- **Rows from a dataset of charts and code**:
* begin *
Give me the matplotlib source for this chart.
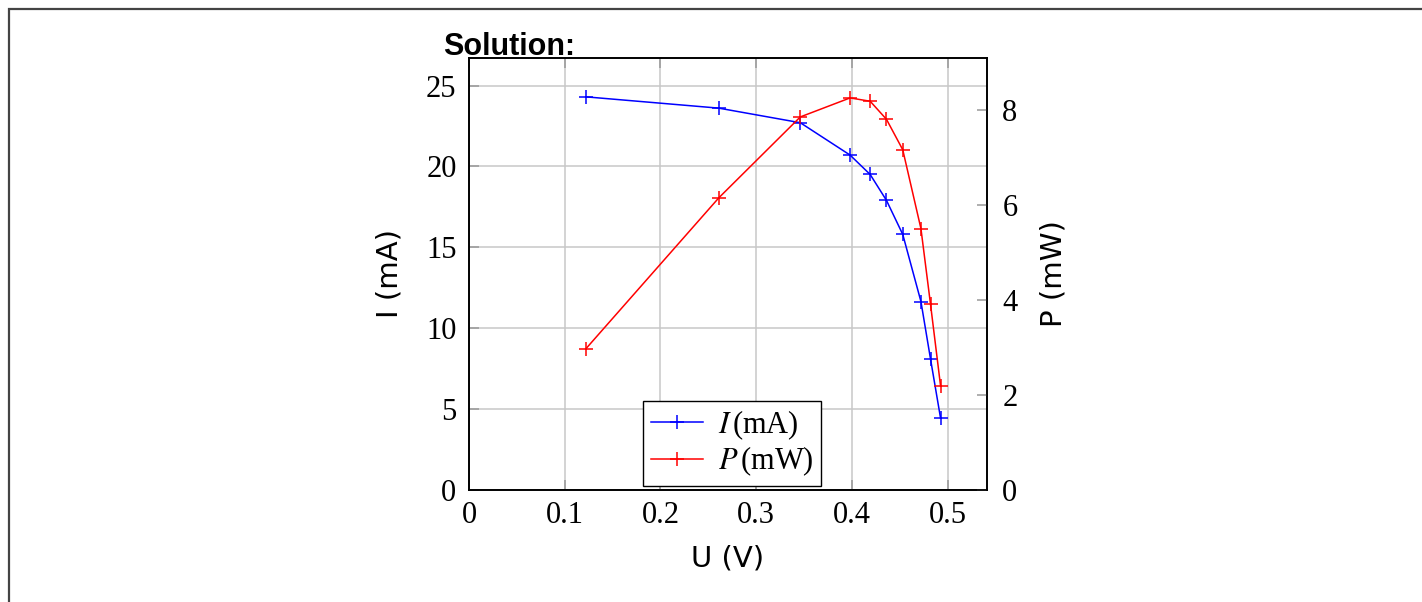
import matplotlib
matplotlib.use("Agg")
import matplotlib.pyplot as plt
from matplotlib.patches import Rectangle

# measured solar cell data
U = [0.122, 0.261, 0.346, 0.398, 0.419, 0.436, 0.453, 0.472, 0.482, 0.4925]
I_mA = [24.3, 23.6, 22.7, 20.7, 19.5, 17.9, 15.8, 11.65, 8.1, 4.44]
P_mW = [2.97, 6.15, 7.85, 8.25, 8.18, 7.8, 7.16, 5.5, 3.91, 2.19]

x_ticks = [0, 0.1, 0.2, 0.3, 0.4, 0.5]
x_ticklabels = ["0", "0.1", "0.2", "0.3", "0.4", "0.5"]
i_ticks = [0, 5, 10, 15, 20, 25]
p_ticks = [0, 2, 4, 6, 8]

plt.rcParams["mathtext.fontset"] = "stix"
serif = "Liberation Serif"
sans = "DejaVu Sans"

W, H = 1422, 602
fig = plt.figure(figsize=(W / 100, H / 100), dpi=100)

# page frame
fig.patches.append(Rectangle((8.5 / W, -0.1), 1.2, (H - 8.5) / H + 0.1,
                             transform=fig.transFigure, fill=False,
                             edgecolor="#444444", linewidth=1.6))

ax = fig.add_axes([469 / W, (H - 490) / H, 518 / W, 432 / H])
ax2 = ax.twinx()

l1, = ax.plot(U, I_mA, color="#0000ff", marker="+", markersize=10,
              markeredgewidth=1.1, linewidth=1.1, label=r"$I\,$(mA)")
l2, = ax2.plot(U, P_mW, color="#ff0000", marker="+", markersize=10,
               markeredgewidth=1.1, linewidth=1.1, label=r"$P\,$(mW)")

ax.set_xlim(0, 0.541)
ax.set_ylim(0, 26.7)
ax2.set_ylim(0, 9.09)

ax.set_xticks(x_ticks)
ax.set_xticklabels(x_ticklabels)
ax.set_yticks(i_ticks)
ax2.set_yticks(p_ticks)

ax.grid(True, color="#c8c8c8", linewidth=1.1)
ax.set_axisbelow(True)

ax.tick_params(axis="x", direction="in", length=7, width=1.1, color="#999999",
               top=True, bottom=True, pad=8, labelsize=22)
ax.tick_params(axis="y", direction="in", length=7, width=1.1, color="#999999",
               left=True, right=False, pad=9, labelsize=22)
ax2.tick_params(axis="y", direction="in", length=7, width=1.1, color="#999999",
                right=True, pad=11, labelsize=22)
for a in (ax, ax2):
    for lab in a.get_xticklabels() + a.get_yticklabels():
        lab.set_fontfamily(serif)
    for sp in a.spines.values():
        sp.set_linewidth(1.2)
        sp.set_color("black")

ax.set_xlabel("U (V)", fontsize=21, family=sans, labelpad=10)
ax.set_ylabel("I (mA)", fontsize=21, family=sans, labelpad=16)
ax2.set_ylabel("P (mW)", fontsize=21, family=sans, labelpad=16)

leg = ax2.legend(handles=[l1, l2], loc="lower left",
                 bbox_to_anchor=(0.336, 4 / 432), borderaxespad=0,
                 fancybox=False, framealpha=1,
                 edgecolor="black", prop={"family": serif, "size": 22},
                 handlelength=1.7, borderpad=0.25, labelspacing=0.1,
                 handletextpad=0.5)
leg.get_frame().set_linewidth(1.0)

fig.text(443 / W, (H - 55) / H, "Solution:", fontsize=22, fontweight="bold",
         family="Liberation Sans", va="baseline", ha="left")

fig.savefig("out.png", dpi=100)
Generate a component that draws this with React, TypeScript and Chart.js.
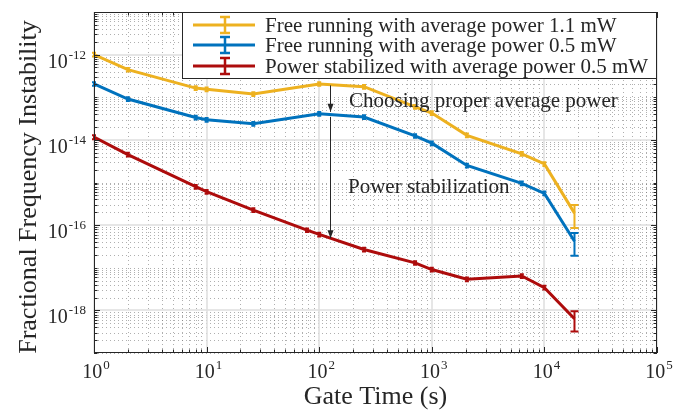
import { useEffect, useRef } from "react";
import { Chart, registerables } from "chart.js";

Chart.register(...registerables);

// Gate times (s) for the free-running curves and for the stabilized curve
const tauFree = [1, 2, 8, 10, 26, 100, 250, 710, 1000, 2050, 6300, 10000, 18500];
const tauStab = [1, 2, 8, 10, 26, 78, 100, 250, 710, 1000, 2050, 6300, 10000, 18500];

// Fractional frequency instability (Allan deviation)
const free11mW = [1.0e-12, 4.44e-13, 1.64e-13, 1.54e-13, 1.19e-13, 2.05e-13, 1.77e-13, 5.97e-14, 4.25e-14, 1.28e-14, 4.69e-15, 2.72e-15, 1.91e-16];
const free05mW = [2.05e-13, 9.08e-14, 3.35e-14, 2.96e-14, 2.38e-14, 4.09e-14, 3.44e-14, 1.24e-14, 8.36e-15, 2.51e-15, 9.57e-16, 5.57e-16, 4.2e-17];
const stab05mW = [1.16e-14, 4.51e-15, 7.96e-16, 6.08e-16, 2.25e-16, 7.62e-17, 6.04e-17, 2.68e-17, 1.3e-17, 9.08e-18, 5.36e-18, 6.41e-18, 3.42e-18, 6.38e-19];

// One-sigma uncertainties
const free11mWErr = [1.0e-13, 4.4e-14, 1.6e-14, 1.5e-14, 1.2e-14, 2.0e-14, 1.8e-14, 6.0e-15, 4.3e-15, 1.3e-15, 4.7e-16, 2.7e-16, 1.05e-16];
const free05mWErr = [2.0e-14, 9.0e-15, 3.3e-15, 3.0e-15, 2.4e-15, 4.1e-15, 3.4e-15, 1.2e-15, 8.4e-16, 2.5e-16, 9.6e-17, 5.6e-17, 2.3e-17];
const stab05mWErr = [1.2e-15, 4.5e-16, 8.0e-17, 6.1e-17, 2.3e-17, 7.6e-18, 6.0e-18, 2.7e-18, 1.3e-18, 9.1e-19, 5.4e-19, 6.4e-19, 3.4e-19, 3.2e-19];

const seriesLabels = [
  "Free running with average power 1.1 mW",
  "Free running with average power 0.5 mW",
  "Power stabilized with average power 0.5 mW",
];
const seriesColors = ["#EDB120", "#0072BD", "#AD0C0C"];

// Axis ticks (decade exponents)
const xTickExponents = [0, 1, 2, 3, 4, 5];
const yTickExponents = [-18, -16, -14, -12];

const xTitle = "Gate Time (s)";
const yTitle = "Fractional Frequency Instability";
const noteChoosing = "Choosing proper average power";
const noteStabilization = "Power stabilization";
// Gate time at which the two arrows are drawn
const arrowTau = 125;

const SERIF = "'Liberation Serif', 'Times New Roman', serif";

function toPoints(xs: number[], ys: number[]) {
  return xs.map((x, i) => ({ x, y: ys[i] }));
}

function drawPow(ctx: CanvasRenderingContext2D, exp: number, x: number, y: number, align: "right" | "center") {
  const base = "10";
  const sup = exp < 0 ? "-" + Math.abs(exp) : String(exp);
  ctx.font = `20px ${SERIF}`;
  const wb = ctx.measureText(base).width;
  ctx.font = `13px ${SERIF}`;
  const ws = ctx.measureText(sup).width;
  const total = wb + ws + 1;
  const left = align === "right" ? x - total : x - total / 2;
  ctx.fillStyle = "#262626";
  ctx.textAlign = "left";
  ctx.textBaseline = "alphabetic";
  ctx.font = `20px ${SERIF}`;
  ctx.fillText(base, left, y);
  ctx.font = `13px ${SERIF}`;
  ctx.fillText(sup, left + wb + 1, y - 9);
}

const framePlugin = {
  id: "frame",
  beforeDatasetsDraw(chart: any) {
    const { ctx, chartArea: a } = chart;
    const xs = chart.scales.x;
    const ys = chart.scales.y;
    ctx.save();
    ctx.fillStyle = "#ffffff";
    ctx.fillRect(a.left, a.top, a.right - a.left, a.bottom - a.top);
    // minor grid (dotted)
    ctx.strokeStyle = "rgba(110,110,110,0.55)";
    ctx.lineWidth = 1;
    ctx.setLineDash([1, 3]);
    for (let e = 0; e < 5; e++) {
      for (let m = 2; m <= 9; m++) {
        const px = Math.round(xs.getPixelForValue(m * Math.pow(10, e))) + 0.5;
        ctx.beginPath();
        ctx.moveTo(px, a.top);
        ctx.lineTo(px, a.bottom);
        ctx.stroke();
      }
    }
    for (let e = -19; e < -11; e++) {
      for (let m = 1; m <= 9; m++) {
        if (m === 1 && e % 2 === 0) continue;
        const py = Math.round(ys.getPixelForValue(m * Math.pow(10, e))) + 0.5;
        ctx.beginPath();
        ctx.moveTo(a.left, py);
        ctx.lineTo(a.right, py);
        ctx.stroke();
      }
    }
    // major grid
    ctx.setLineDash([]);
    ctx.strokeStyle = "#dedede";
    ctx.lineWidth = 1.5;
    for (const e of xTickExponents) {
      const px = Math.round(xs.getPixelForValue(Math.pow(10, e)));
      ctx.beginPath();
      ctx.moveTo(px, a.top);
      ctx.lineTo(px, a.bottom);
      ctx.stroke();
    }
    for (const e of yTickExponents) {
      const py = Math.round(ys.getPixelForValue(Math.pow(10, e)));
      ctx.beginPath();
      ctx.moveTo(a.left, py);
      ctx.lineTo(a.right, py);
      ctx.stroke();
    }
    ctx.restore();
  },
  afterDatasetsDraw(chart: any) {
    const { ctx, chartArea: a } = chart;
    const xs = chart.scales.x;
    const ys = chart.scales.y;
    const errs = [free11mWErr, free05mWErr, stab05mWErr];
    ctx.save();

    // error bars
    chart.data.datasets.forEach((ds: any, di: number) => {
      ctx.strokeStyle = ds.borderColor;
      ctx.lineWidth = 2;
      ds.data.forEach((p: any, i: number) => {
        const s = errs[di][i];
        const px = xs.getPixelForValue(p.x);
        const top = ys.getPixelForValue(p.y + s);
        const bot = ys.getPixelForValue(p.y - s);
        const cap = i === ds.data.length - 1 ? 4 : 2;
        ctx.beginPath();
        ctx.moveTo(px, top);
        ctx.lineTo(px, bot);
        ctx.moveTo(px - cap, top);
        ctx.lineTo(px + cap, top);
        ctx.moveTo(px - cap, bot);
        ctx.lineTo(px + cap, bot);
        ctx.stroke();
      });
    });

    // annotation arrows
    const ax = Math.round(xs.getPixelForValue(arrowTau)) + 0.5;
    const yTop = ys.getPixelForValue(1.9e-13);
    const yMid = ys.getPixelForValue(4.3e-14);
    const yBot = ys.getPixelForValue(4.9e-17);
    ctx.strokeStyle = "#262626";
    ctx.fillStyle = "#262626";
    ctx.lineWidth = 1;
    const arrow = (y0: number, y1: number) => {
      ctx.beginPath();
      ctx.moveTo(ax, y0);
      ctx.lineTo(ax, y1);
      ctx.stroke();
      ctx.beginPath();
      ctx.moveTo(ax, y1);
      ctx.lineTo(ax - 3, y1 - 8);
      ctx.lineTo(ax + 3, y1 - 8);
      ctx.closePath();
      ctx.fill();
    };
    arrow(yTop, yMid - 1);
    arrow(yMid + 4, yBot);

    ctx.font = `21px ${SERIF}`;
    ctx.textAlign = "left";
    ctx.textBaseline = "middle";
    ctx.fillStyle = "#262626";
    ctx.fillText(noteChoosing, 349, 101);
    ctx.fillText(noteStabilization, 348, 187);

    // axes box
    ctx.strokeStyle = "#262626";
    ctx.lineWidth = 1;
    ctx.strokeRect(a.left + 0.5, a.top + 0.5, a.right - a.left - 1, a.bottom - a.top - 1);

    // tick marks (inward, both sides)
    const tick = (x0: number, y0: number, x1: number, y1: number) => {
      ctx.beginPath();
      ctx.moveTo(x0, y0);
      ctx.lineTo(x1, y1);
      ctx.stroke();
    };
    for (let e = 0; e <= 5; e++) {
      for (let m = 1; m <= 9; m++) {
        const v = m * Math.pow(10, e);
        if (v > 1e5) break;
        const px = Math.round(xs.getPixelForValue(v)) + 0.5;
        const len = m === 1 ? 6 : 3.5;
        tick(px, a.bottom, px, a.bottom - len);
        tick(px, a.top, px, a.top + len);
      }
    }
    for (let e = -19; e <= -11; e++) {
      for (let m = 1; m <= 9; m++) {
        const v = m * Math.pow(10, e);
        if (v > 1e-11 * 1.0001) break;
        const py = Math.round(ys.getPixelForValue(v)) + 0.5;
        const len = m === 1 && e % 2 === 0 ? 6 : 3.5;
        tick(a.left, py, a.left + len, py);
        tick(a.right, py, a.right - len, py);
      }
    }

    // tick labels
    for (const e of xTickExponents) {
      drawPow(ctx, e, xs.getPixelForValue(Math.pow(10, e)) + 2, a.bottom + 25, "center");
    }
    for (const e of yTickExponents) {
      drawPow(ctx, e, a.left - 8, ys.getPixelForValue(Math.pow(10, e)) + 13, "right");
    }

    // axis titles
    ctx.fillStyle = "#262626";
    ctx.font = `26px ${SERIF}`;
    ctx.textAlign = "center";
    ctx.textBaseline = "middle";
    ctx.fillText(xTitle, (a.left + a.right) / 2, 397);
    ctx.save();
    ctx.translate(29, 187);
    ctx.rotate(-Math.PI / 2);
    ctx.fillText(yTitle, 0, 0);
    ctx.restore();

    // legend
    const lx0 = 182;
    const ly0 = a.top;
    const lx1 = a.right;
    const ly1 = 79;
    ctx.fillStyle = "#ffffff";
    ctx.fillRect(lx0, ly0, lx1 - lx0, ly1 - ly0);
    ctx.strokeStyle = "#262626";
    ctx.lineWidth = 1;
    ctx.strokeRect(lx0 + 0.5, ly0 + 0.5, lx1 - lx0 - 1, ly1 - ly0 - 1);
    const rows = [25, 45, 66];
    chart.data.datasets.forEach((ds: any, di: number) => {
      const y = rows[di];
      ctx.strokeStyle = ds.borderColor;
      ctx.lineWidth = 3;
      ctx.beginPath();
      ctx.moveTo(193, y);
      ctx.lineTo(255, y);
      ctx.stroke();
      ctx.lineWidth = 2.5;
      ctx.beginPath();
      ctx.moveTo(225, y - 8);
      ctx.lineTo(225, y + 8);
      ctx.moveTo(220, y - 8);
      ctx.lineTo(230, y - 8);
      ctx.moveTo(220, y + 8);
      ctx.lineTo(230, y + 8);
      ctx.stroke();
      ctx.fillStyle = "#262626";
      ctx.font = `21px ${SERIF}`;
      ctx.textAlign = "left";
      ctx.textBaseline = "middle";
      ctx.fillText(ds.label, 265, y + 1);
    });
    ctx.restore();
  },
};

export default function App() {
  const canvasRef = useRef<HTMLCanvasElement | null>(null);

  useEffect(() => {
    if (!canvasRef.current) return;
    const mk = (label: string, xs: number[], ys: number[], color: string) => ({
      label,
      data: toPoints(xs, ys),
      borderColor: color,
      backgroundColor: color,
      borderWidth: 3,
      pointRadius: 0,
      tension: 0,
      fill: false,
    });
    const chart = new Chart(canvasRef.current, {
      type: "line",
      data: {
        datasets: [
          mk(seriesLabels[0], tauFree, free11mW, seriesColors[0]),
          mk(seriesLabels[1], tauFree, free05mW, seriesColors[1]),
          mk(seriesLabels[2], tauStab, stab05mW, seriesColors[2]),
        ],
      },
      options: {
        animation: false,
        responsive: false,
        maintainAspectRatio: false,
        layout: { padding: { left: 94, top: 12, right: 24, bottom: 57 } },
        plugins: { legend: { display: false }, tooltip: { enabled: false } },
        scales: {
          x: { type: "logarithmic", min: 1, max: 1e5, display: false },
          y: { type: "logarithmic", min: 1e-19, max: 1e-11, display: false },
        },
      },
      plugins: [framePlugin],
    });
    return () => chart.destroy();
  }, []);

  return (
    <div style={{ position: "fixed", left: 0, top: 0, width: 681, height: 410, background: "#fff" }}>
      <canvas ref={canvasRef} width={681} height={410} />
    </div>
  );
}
* end *
- **Requirement**:
Repeat the lines above, starting at the first and stopping after the line that holds "from matplotlib.patches import Rectangle", with the pictures left out.

- **Task response**:
Give me the matplotlib source for this chart.
import matplotlib
matplotlib.use("Agg")
import matplotlib.pyplot as plt
from matplotlib.patches import Rectangle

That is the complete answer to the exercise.